French 20th century passenger ship that sank during WW2

 SS Lamoricière was a French passenger liner operated by the Compagnie Générale Transatlantique. It was named after the French General Louis Juchault de Lamoricière.

==Ship==
The ship had been built in the Newcastle yards of Swan Hunter in 1920 as an oil-burning steamship. However, in 1940, due to war conditions, the ship was altered to coal burning which reduced its speed dramatically from 17 kn to only 10 kn. The cabin configuration at launch was six deluxe suites, 106 first class berths, 116 second class berths and 132 third class berths with the proposed route being Algiers-Marseille. There was hold capacity of 2,100 m3.

==Final voyage==
On its final voyage the ship was captained by Captain Joseph Milliasseau (born in 1893), who had joined the service of the company in 1922. He had captained the ship since 1937 and had been crew on the ship since 1929. For his services in the First World War he had been made a chevalier de la Légion d'honneur in 1921.

==Sinking==
Lamoricière sank on 9 January 1942 during a severe storm while en route from Algiers to Marseille, whence it had sailed at 17.00 hours on 6 January 1942. The ship was carrying 272 passengers (of which 88 were military personnel) and 122 crew members, and a cargo of 330 tonnes, principally of vegetables, on its final voyage.

Lamoricière sank in unclear circumstances near the Balearic Islands. The ship had gone to the rescue of a French freighter in distress, Jumiège, but by the time it arrived the freighter had sunk with the loss of its 20 crew. Around midday on 8 January the ship passed between the two principal Balearic Islands and started heading towards Marseilles.

The increasing savage storm, with winds at Force 7 on the Beaufort scale, was complicated further by Lamoricière running low on coal (which was also of poor quality). The stokers were burning furniture to augment the little fuel that remained. This meant that the ship was without the ability to reach port on the nearest land, which was Menorca. Eventually the ship developed a list, water started entering via the portholes, flooding the engine rooms (at 18.00 hours) and immobilising the generators and pumps (21.00 hours).

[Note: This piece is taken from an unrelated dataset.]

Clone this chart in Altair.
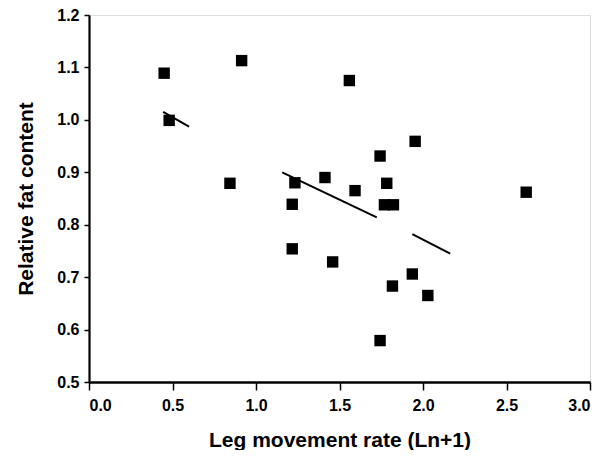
import altair as alt
import pandas as pd

# Scatter data
leg_rate = [0.450, 0.914, 0.480, 0.844, 1.233, 1.413, 1.217, 1.559, 1.953, 1.743,
            1.783, 1.593, 1.769, 1.823, 2.618, 1.217, 1.459, 1.936, 1.817, 2.029, 1.743]
fat = [1.089, 1.113, 0.999, 0.879, 0.880, 0.890, 0.839, 1.075, 0.959, 0.931,
       0.879, 0.865, 0.838, 0.838, 0.862, 0.754, 0.729, 0.706, 0.683, 0.665, 0.579]

# Regression line, drawn in broken pieces as in the scan
seg_x1 = [0.444, 1.157, 1.936]
seg_y1 = [1.015, 0.900, 0.782]
seg_x2 = [0.599, 1.723, 2.163]
seg_y2 = [0.987, 0.814, 0.745]

x_ticks = [0.0, 0.5, 1.0, 1.5, 2.0, 2.5, 3.0]
y_ticks = [0.5, 0.6, 0.7, 0.8, 0.9, 1.0, 1.1, 1.2]

pts = pd.DataFrame({"x": leg_rate, "y": fat})
segs = pd.DataFrame({"x": seg_x1, "y": seg_y1, "x2": seg_x2, "y2": seg_y2})

FONT = "Liberation Sans"

xscale = alt.Scale(domain=[0, 3], nice=False, zero=False)
yscale = alt.Scale(domain=[0.5, 1.2], nice=False, zero=False)

xaxis = alt.Axis(
    values=x_ticks, format=".1f", title="Leg movement rate (Ln+1)",
    grid=False, domainColor="black", domainWidth=2.5, tickColor="black",
    tickWidth=1.5, tickSize=8, labelFont=FONT, labelFontSize=16,
    labelFontWeight="bold", labelColor="black", labelPadding=7,
    titleFont=FONT, titleFontSize=21, titleFontWeight="bold", titleColor="black",
    titleBaseline="alphabetic", titleY=64,
)
yaxis = alt.Axis(
    values=y_ticks, format=".1f", title="Relative fat content",
    grid=False, domainColor="black", domainWidth=2.2, tickColor="black",
    tickWidth=1.5, tickSize=5, labelFont=FONT, labelFontSize=16,
    labelFontWeight="bold", labelColor="black", labelPadding=5,
    titleFont=FONT, titleFontSize=21, titleFontWeight="bold", titleColor="black",
    titleBaseline="alphabetic", titleX=-57,
)

points = alt.Chart(pts).mark_point(
    shape="square", filled=True, color="black", size=130, opacity=1
).encode(
    x=alt.X("x:Q", scale=xscale, axis=xaxis),
    y=alt.Y("y:Q", scale=yscale, axis=yaxis),
)

lines = alt.Chart(segs).mark_rule(color="black", strokeWidth=2).encode(
    x=alt.X("x:Q", scale=xscale),
    y=alt.Y("y:Q", scale=yscale),
    x2="x2:Q",
    y2="y2:Q",
)

chart = (lines + points).properties(
    width=501, height=367,
    autosize=alt.AutoSizeParams(type="none"),
    padding={"left": 81, "top": 7, "right": 5, "bottom": 68},
).configure_view(stroke=None).configure(background="white")

chart.save("out.html", embed_options={"renderer": "svg", "actions": False})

Attempts were made to shift the deck-cargo to rebalance the ship but this failed.

At 11 am the order to abandon ship was given, but due to the list of the ship, the starboard lifeboats could not be launched. One of the first boats to be launched was snagged and its occupants were thrown into the sea. In this boat were also 16 children from Centre Guynemer and two Red Cross nurses. Of these only two children were saved.

At 12.35, the ship sank at . The few survivors were picked up by two liners Gouverneur général Gueydon (55 survivors) and Gouverneur général Chanzy (25 survivors) and the french military ship Impétueuse (12 survivors).

The victims of the disaster (there were 212 passenger and 80 crew fatalities, and only 93 survivors) included three Polish cryptologists of the prewar Polish Cipher Bureau – Jerzy Różycki (of the Bureau's German section), and Piotr Smoleński and Captain Jan Graliński (of the Bureau's Russian section) – and a French officer accompanying the three Poles, Captain François Lane.

Captain Milliasseau went down with the ship.

A subsequent lawsuit in the 1950s established that the sinking was four fifths due to the storm and one fifth due to the unseaworthiness of the ship. This apportioning of blame, and hence damages, is called the Lamoricière Principle.

The remains of Lamoricière were found, in 2008, at a depth of 156 m some 10 km northeast of Menorca by a team of Spanish and Italian divers.